Shares in Australia’s biggest coal producers have jumped in the past week as uncertainty hits global commodities amid Russia’s invasion of Ukraine.
Countries and jurisdictions across the world have imposed trade-related sanctions on Russia, temporarily shutting the door on a mining juggernaut.
The ripple effects of this are already being seen in Europe, with Italy and Germany (two countries reliant on Russian gas) considering reopening shuttered coal plants to cope with an energy shortage.
This comes as Germany halted certification of the new Nord Stream 2 natural gas pipeline which was set to double the country’s gas supply from Russia.
At the time of writing, Yancoal shares had jumped 72 per cent to $4.78 across the previous five days, stocks in Whitehaven Coal had jumped 39 per cent to $3.92 in this time, while New Hope Corporation was positioned 24 per cent higher ($2.96).
At the same time, the Newcastle coal price broke through the $US400 ($548) per tonne barrier for the first time ever this week.
According to Wood Mackenzie, turning off the Russian coal tap could have global ramifications.

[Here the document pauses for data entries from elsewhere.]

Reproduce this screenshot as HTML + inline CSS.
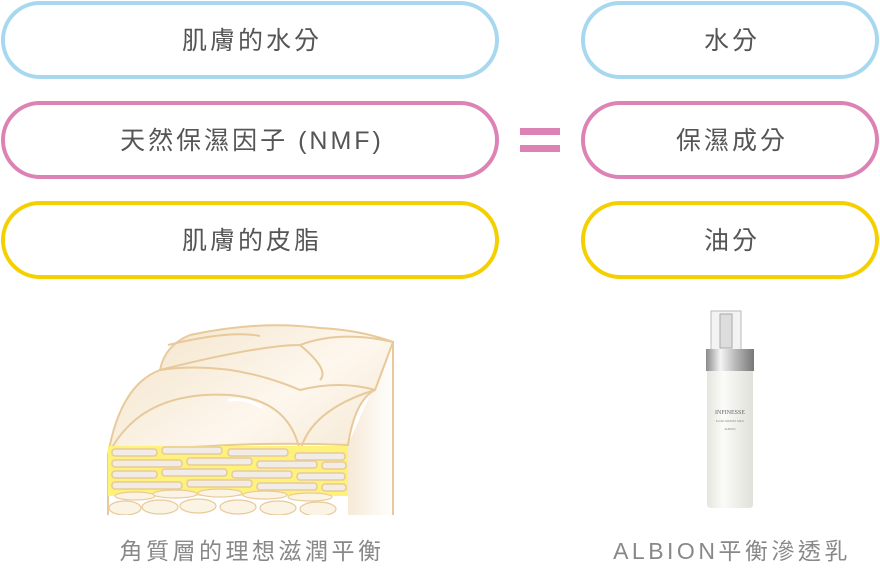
<!DOCTYPE html>
<html><head><meta charset="utf-8"><style>
html,body{margin:0;padding:0;background:#fff}
svg{display:block}
text{font-family:"Liberation Sans","Noto Sans CJK TC",sans-serif;fill:#555;text-anchor:middle}
</style></head><body>
<svg width="880" height="570" viewBox="0 0 880 570">
<defs>
<linearGradient id="sk" x1="0" y1="0" x2="1" y2="1"><stop offset="0" stop-color="#f3e3c8"/><stop offset="0.5" stop-color="#fdf7ee"/><stop offset="1" stop-color="#f1dfc2"/></linearGradient>
<linearGradient id="side" x1="0" x2="1"><stop offset="0" stop-color="#f6e9d6"/><stop offset="1" stop-color="#fff"/></linearGradient>
<linearGradient id="met" x1="0" x2="1"><stop offset="0" stop-color="#8a8a8a"/><stop offset="0.3" stop-color="#f4f4f4"/><stop offset="0.6" stop-color="#bbb"/><stop offset="1" stop-color="#777"/></linearGradient>
<linearGradient id="bod" x1="0" x2="1"><stop offset="0" stop-color="#e4e6df"/><stop offset="0.35" stop-color="#fbfbf8"/><stop offset="1" stop-color="#dfe1da"/></linearGradient>
</defs>
<g fill="#fff" stroke-width="4">
<rect x="3" y="3" width="494" height="74" rx="37" stroke="#a8d8f0"/>
<rect x="3" y="103" width="494" height="74" rx="37" stroke="#dc82b4"/>
<rect x="3" y="203" width="494" height="74" rx="37" stroke="#f5d000"/>
<rect x="583" y="3" width="294" height="74" rx="37" stroke="#a8d8f0"/>
<rect x="583" y="103" width="294" height="74" rx="37" stroke="#dc82b4"/>
<rect x="583" y="203" width="294" height="74" rx="37" stroke="#f5d000"/>
</g>
<rect x="520" y="128" width="40" height="7" fill="#dc82b4"/>
<rect x="520" y="145" width="40" height="7" fill="#dc82b4"/>
<g font-size="25" letter-spacing="3">
<text x="252" y="49">肌膚的水分</text>
<text x="252" y="149">天然保濕因子 (NMF)</text>
<text x="252" y="249">肌膚的皮脂</text>
<text x="732" y="49">水分</text>
<text x="732" y="149">保濕成分</text>
<text x="732" y="249">油分</text>
</g>
<g font-size="23" letter-spacing="3.5"><text x="252" y="559" style="fill:#888">角質層的理想滋潤平衡</text>
<text x="732" y="559" style="fill:#888">ALBION平衡滲透乳</text></g>
<!-- skin -->
<path d="M348 445 L348 515 L393 515 L393 342 Z" fill="url(#side)"/>
<path d="M108 515 L108 455 Q120 385 160 370 Q165 345 190 335 Q260 320 320 328 Q360 330 393 342 L375 390 Q355 400 348 445 Q230 440 108 455" fill="url(#sk)" stroke="#e8c99a" stroke-width="2"/>
<g fill="none" stroke="#e8c99a" stroke-width="2">
<path d="M393 342 L393 515"/><path d="M160 370 Q230 360 300 390 Q340 380 375 390"/>
<path d="M160 370 Q260 345 300 345 Q340 330 393 342"/><path d="M300 345 Q330 370 320 380"/>
<path d="M168 345 Q230 330 260 336"/>
<path d="M108 455 Q140 390 230 395 Q290 400 300 452"/><path d="M300 452 Q310 410 375 390"/>
</g>
<path d="M228 400 Q250 398 262 408" stroke="#fff" stroke-width="3" fill="none"/>
<rect x="108" y="446" width="240" height="50" fill="#fff27a"/>
<g fill="#f1ece6" stroke="#e8c99a" stroke-width="1.5">
<rect x="112" y="449" width="45" height="7" rx="3"/><rect x="162" y="447" width="60" height="7" rx="3"/><rect x="228" y="449" width="60" height="7" rx="3"/><rect x="295" y="453" width="50" height="7" rx="3"/>
<rect x="112" y="460" width="70" height="7" rx="3"/><rect x="187" y="458" width="65" height="7" rx="3"/><rect x="257" y="461" width="60" height="7" rx="3"/><rect x="322" y="462" width="24" height="7" rx="3"/>
<rect x="112" y="471" width="45" height="7" rx="3"/><rect x="162" y="469" width="65" height="7" rx="3"/><rect x="232" y="471" width="60" height="7" rx="3"/><rect x="297" y="473" width="48" height="7" rx="3"/>
<rect x="112" y="482" width="70" height="7" rx="3"/><rect x="187" y="480" width="65" height="7" rx="3"/><rect x="257" y="483" width="60" height="7" rx="3"/><rect x="322" y="484" width="24" height="7" rx="3"/>
</g>
<g fill="#fbf3e4" stroke="#e8c99a" stroke-width="1.2">
<ellipse cx="135" cy="496" rx="20" ry="4"/><ellipse cx="175" cy="494" rx="22" ry="4"/><ellipse cx="220" cy="493" rx="22" ry="4"/><ellipse cx="265" cy="495" rx="22" ry="4"/><ellipse cx="310" cy="497" rx="22" ry="4"/>
<ellipse cx="125" cy="508" rx="16" ry="7"/><ellipse cx="160" cy="507" rx="18" ry="7"/><ellipse cx="198" cy="506" rx="18" ry="7"/><ellipse cx="238" cy="507" rx="18" ry="7"/><ellipse cx="278" cy="508" rx="18" ry="7"/><ellipse cx="318" cy="509" rx="18" ry="7"/>
</g>
<rect x="108" y="515" width="290" height="10" fill="#fff"/>
<!-- bottle -->
<rect x="711" y="311" width="30" height="40" fill="#f3f3f3" stroke="#bbb"/>
<rect x="720" y="314" width="12" height="34" fill="#ddd" stroke="#aaa"/>
<rect x="706" y="349" width="48" height="22" fill="url(#met)"/>
<path d="M707 371 L753 371 L753 504 Q753 508 749 508 L711 508 Q707 508 707 504 Z" fill="url(#bod)"/>
<text x="730" y="414" font-size="6" style="fill:#666;font-family:'Liberation Serif',serif">INFINESSE</text>
<text x="730" y="422" font-size="3" style="fill:#888">FLUID MATRIX MILK</text>
<text x="730" y="430" font-size="3" style="fill:#888">ALBION</text>
</svg>
</body></html>
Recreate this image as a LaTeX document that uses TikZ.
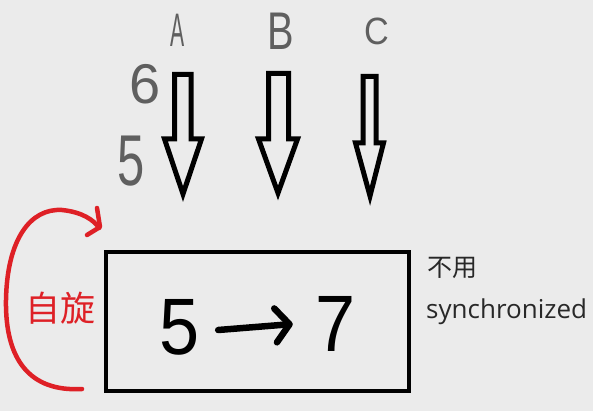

“Having to replace Russian coal volumes would result in a price shock to global coal markets and a coal shortage in Europe,” WoodMac said this week. “Russian coal accounts for roughly 30 per cent of European metallurgical coal imports and over 60 per cent of European thermal coal imports.
“The primary issue with replacing Russian coal exports in Europe is its reliance on Russia’s particular quality of coal.”
Oil prices have also been affected, with global benchmark Brent crude reaching near eight-year highs of $US113.94 per barrel this week.
Nickel prices have raced to an 11-year peak while aluminium prices have scaled to record highs. Russia is a prominent supplier of each of these commodities.